US court reinstates former USC coach's college admissions scandal conviction
By Nate Raymond
BOSTON (Reuters) -A U.S. appeals court on Friday reinstated a former University of Southern California water polo coach's bribery conviction arising from his role in the nationwide "Varsity Blues" college admissions scandal.
The Boston-based 1st U.S. Circuit Court of Appeals ruled that a trial judge wrongly overturned a jury's 2022 verdict finding Jovan Vavic guilty of conspiring to commit federal programs bribery by accepting payments to help wealthy parents' children gain admission to USC as fake athletic recruits.
The judge had set Vavic's conviction aside and ordered a new trial after concluding the prosecution during closing arguments misstated what it needed legally to prove its case, which arose out of the investigation dubbed "Operation Varsity Blues."

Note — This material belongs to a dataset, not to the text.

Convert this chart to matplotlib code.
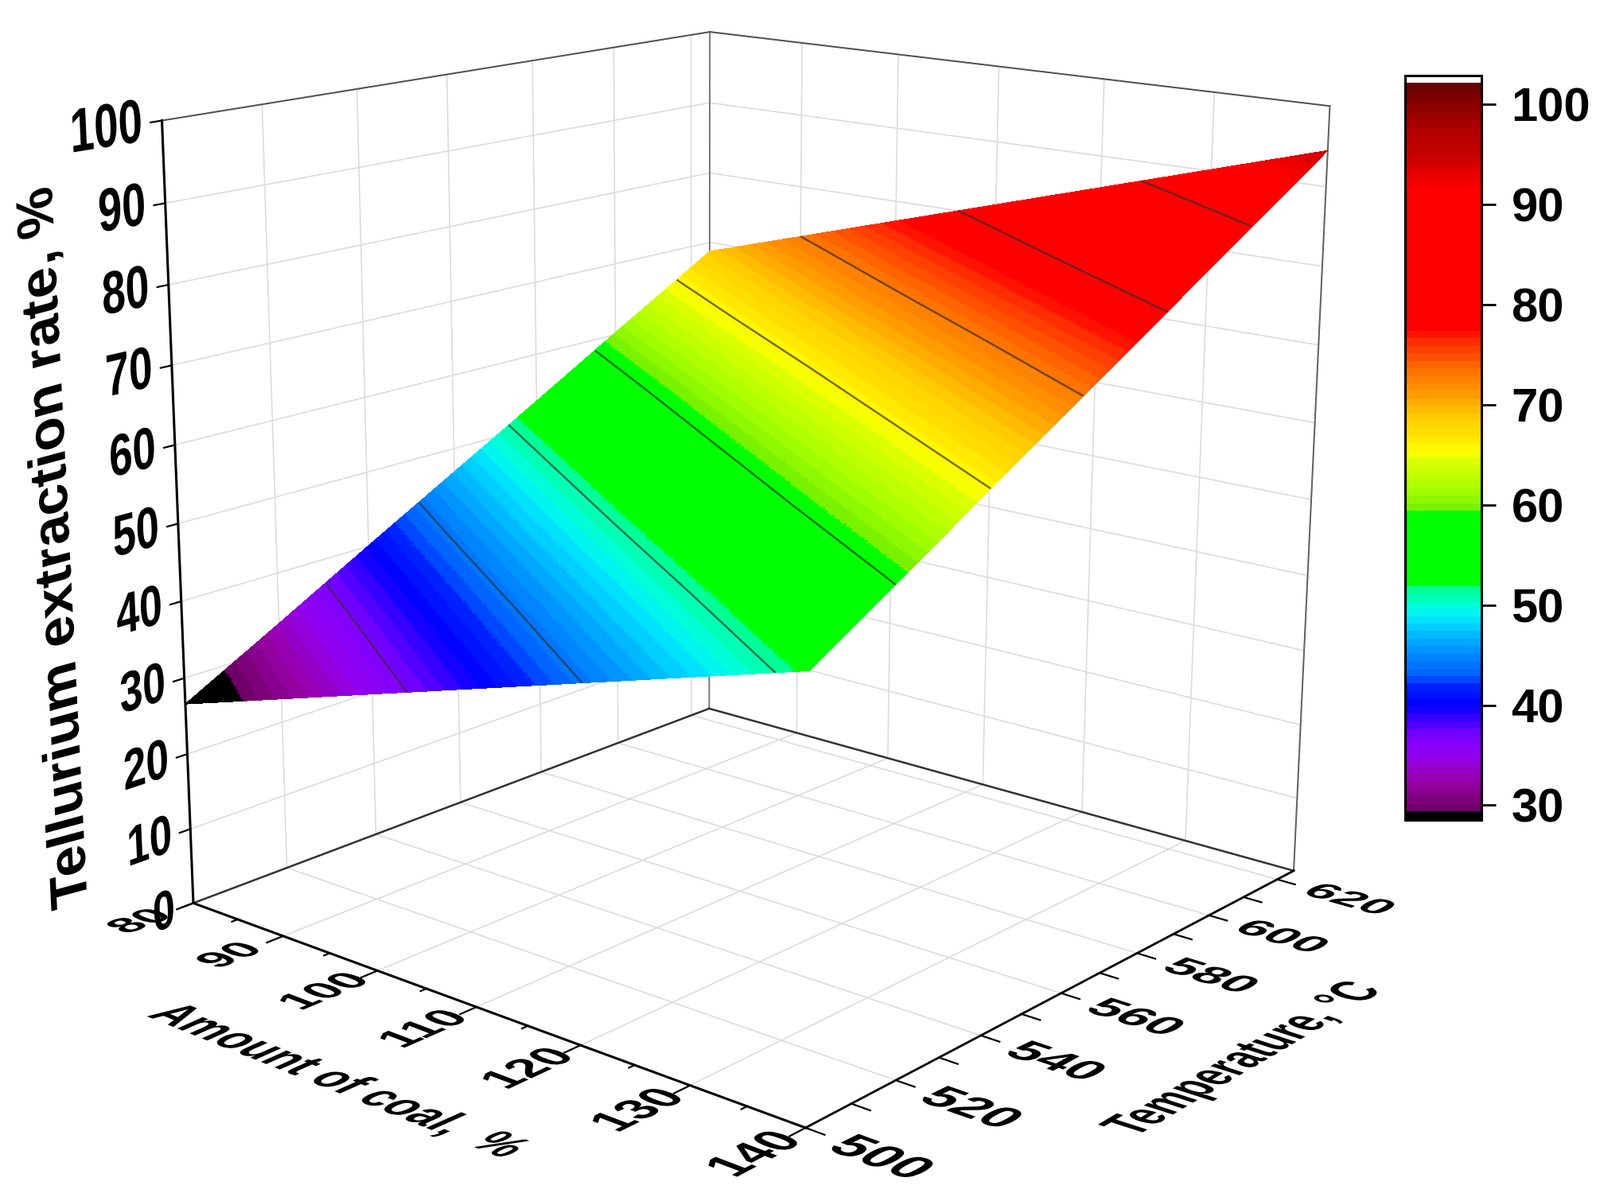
import numpy as np
import matplotlib
matplotlib.use('Agg')
import matplotlib.pyplot as plt
from matplotlib.colors import LinearSegmentedColormap, ListedColormap, BoundaryNorm
from matplotlib.patheffects import AbstractPathEffect
from matplotlib.transforms import Affine2D

# data
coal = [80, 90, 100, 110, 120, 130, 140]
temperature = [500, 520, 540, 560, 580, 600, 620, 625]
extraction = [
    [26.6, 30.9, 35.2, 39.5, 43.8, 48.1, 52.4],
    [33.3, 37.6, 41.9, 46.2, 50.5, 54.8, 59.1],
    [40.1, 44.4, 48.7, 53.0, 57.3, 61.6, 65.9],
    [46.8, 51.1, 55.4, 59.7, 64.0, 68.3, 72.6],
    [53.5, 57.8, 62.1, 66.4, 70.7, 75.0, 79.3],
    [60.3, 64.6, 68.9, 73.2, 77.5, 81.8, 86.1],
    [67.0, 71.3, 75.6, 79.9, 84.2, 88.5, 92.8],
    [68.7, 73.0, 77.3, 81.6, 85.9, 90.2, 94.5],
]
contour_levels = [36.8, 44, 51.2, 58.5, 65.7, 73, 80, 87.5]
coal_minor = [85, 95, 105, 115, 125, 135]
temp_labels = [500, 520, 540, 560, 580, 600, 620]
temp_ticks = [500, 510, 520, 530, 540, 550, 560, 570, 580, 590, 600, 610, 620]
z_ticks = [0, 10, 20, 30, 40, 50, 60, 70, 80, 90, 100]
cbar_ticks = [30, 40, 50, 60, 70, 80, 90, 100]

# colour scale, value -> colour, as seen on the colour bar
scale_values = [29.4, 32.4, 35, 36.8, 38.2, 40, 41.7, 43, 45.7, 48.3, 49.7, 50.5, 52, 52.1,
                59.3, 59.4, 61.6, 64.2, 65.3, 67, 68.6, 70.8, 73.5, 76.2, 77.5, 91.6, 94.8,
                97.5, 100.2, 102.3]
scale_colors = ['#6a0060', '#9900aa', '#9000f0', '#7f00ff', '#4b00ff', '#0000ff', '#0020ff',
                '#0060ff', '#0098ff', '#00dcff', '#00ffe8', '#00ffc0', '#00ff80', '#00ff00',
                '#00ff00', '#70f000', '#a8ff00', '#d8ff00', '#ffff00', '#ffe000', '#ffd000',
                '#ffa000', '#ff7000', '#ff3000', '#ff0000', '#ff0000', '#c80000', '#b00000',
                '#880000', '#600000']

plt.rcParams['font.family'] = ['Liberation Sans', 'DejaVu Sans']
plt.rcParams['font.weight'] = 'bold'
plt.rcParams['grid.color'] = '#dcdcdc'
plt.rcParams['grid.linewidth'] = 1.2

W, H = 2011, 1510
FS = 42
xlim = (80, 140)
ylim = (500, 625)
zlim = (0, 100)

# box corners in the picture (normalised x, y, z -> pixel, y from top)
box_corners = [
    ((0, 0, 0), (243, 1135)), ((0, 0, 1), (203, 152)),
    ((1, 0, 0), (1013, 1418)), ((1, 1, 0), (1626, 1095)),
    ((1, 1, 1), (1671, 133)), ((0, 1, 0), (891, 891)),
    ((0, 1, 1), (893, 40)),
]


def fit_camera():
    # solve the perspective matrix from the corners
    A, b = [], []
    for (x, y, z), (px, py) in box_corners:
        py = H - py
        A.append([x, y, z, 1, 0, 0, 0, 0, -px * x, -px * y, -px * z])
        A.append([0, 0, 0, 0, x, y, z, 1, -py * x, -py * y, -py * z])
        b += [px, py]
    p = np.linalg.lstsq(np.array(A, float), np.array(b, float), rcond=None)[0]
    norm_m = np.array([p[:4], p[4:8], [-1, 1, -1, 3], [p[8], p[9], p[10], 1.0]])
    world = np.array([
        [1 / (xlim[1] - xlim[0]), 0, 0, -xlim[0] / (xlim[1] - xlim[0])],
        [0, 1 / (ylim[1] - ylim[0]), 0, -ylim[0] / (ylim[1] - ylim[0])],
        [0, 0, 1 / (zlim[1] - zlim[0]), -zlim[0] / (zlim[1] - zlim[0])],
        [0, 0, 0, 1.0],
    ])
    return norm_m @ world


M = fit_camera()


def project(pt):
    v = M @ np.array([pt[0], pt[1], pt[2], 1.0])
    return v[:2] / v[3]


def axis_dir(pt, axis):
    step = np.zeros(3)
    step[axis] = 0.5
    return (project(np.array(pt) + step) - project(np.array(pt) - step))


class OnPlane(AbstractPathEffect):
    # draws text glyphs lying on one face of the box
    def __init__(self, u, v):
        super().__init__()
        self.mat = Affine2D.from_values(u[0], u[1], v[0], v[1], 0, 0)

    def draw_path(self, renderer, gc, tpath, affine, rgbFace=None):
        ext = tpath.get_extents()
        cx, cy = (ext.x0 + ext.x1) / 2, (ext.y0 + ext.y1) / 2
        warp = Affine2D().translate(-cx, -cy) + self.mat + Affine2D().translate(cx, cy)
        renderer.draw_path(gc, tpath, warp + affine, rgbFace)


def plane_text(pt, s, read_axis, up_axis, ka, kb, up_sign=1):
    u = axis_dir(pt, read_axis) * ka
    v = axis_dir(pt, up_axis) * kb * up_sign
    angle = np.degrees(np.arctan2(u[1], u[0]))
    t = ax.text(pt[0], pt[1], pt[2], s, ha='center', va='center', fontsize=FS,
                rotation=angle, rotation_mode='anchor', color='black', zorder=8)
    t.set_path_effects([OnPlane(u, v)])
    return t


fig = plt.figure(figsize=(W / 100, H / 100), dpi=100)
# ortho only switches off the line clipping, the matrix below does the perspective
ax = fig.add_axes([0, 0, 1, 1], projection='3d', computed_zorder=False, proj_type='ortho')
ax.get_proj = lambda: M
ax.apply_aspect = lambda *a, **k: None
ax.viewLim.intervalx = (0, W)
ax.viewLim.intervaly = (0, H)

# band colours
levels = np.arange(29.4, 102.4, 0.75)
ramp = LinearSegmentedColormap.from_list(
    'tellurium', [((v - scale_values[0]) / (scale_values[-1] - scale_values[0]), c)
                  for v, c in zip(scale_values, scale_colors)], N=1024)
mids = (levels[:-1] + levels[1:]) / 2
band_cmap = ListedColormap(ramp((mids - scale_values[0]) / (scale_values[-1] - scale_values[0])))
band_cmap.set_under('black')
band_cmap.set_over('white')
band_norm = BoundaryNorm(levels, band_cmap.N)

# surface, painted on a finer mesh so the colour bands stay narrow
n = 300
fine_coal = np.linspace(coal[0], coal[-1], n)
fine_temp = np.linspace(temperature[0], temperature[-1], n)
by_row = np.array([np.interp(fine_coal, coal, row) for row in extraction])
fine_z = np.array([np.interp(fine_temp, temperature, col) for col in by_row.T]).T
X, Y = np.meshgrid(fine_coal, fine_temp)
surf = ax.plot_surface(X, Y, fine_z, cmap=band_cmap, norm=band_norm, rcount=n, ccount=n,
                       linewidth=0, antialiased=False, shade=False, zorder=4)

C2, T2 = np.meshgrid(coal, temperature)
ax.contour(C2, T2, np.array(extraction), levels=contour_levels, colors='#303030',
           linewidths=1.7, alpha=0.7, zorder=5)

# box edges
x0, x1 = xlim
y0, y1 = ylim
z0, z1 = zlim
back_edges = [
    ((x0, y1, z0), (x0, y1, z1), '#707070', 1.3), ((x0, y0, z1), (x0, y1, z1), '#505050', 1.4),
    ((x0, y1, z1), (x1, y1, z1), '#505050', 1.4), ((x1, y1, z0), (x1, y1, z1), '#606060', 1.4),
    ((x0, y0, z0), (x0, y1, z0), '#333333', 1.8), ((x0, y1, z0), (x1, y1, z0), '#333333', 1.8),
]
front_edges = [
    ((x0, y0, z0), (x0, y0, z1), 'black', 2.2), ((x0, y0, z0), (x1, y0, z0), 'black', 2.2),
    ((x1, y0, z0), (x1, y1, z0), 'black', 2.0),
]
for a, b, col, lw in back_edges:
    ax.plot([a[0], b[0]], [a[1], b[1]], [a[2], b[2]], color=col, lw=lw, zorder=1.5)
for a, b, col, lw in front_edges:
    ax.plot([a[0], b[0]], [a[1], b[1]], [a[2], b[2]], color=col, lw=lw, zorder=6)

# tick marks
for c in coal:
    ax.plot([c, c], [y0, y0 - 3.4], [z0, z0], color='black', lw=1.6, zorder=6)
for c in coal_minor:
    ax.plot([c, c], [y0, y0 - 1.2], [z0, z0], color='black', lw=1.6, zorder=6)
for t in temp_ticks:
    ax.plot([x1, x1 + 1.6], [t, t], [z0, z0], color='black', lw=1.6, zorder=6)
for z in z_ticks:
    ax.plot([x0, x0], [y0, y0 - 2.2], [z, z], color='black', lw=1.6, zorder=6)

# tick labels lying on the box faces
for c in coal:
    plane_text((c + 0.1, y0 - 11.5, z0), str(c), 1, 0, 0.15, 0.072, up_sign=-1)
for t in temp_labels:
    plane_text((x1 + 6.8, t - 1, z0), str(t), 0, 1, 0.072, 0.16)
for z in z_ticks:
    plane_text((x0, y0 - (3.8 + 2.3 * len(str(z))), z), str(z), 1, 2, 0.14, 0.125)

plane_text((111.7, y0 - 31.2, z0), 'Amount of coal,  %', 0, 1, 0.066, 0.16)
plane_text((x1 + 16.1, 558, z0), 'Temperature, °C', 1, 0, 0.146, 0.075, up_sign=-1)
plane_text((x0, y0 - 23.8, 51), 'Tellurium extraction rate, %', 2, 1, 0.117, 0.168, up_sign=-1)

ax.set_xlim(*xlim, view_margin=0)
ax.set_ylim(*ylim, view_margin=0)
ax.set_zlim(*zlim, view_margin=0)
ax.set_xticks(coal)
ax.set_yticks(temp_labels)
ax.set_zticks(z_ticks)
ax.set_xticklabels([])
ax.set_yticklabels([])
ax.set_zticklabels([])
for axis in (ax.xaxis, ax.yaxis, ax.zaxis):
    axis.set_pane_color((1, 1, 1, 1))
    axis.pane.set_edgecolor('none')
    axis.line.set_linewidth(0)
    axis._axinfo['tick']['inward_factor'] = 0
    axis._axinfo['tick']['outward_factor'] = 0

# colour bar
cax = fig.add_axes([1766 / W, 1 - 1031 / H, 96 / W, 936 / H])
cbar = fig.colorbar(surf, cax=cax, extend='both', extendrect=True, extendfrac=(0.012, 0.01),
                    spacing='proportional')
cbar.set_ticks(cbar_ticks)
cbar.set_ticklabels([str(v) for v in cbar_ticks])
cbar.ax.minorticks_off()
cbar.ax.tick_params(length=13, width=2, labelsize=43, pad=14)
cbar.outline.set_linewidth(2.2)

fig.savefig('out.png', dpi=100)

But U.S. Circuit Judge Julie Rikelman, writing for a three-judge panel, said that while part of Vavic's conviction could no longer stand following an appellate ruling in a different "Varsity Blues" case, the prosecution's closing arguments were not contrary to the judge's jury instructions on the law.
The ruling opens the door to Vavic being sentenced three years after the jury's verdict. His lawyers did not respond to requests for comment.
He was among dozens of people charged in 2019 in the investigation, which exposed how some wealthy parents went to extreme lengths to secure spots for their children at schools like Yale, Georgetown and USC.
They did so with the help of William "Rick" Singer, a California college admissions consultant who was sentenced in 2023 to 3-1/2 years in prison after admitting he facilitated college entrance exam cheating and helped bribe coaches to secure his clients' children's admission as phony athletes.
More than 50 people, including coaches and parents, pleaded guilty.
Prosecutors claimed that in exchange for more than $200,000, Vavic helped mislead USC admissions officials into believing children of Singer's clients belonged on his championship team.
While prosecutors said some money that Singer paid went toward Vavic's children's private school tuition, another $100,000 went to a USC account used to fund the water polo team.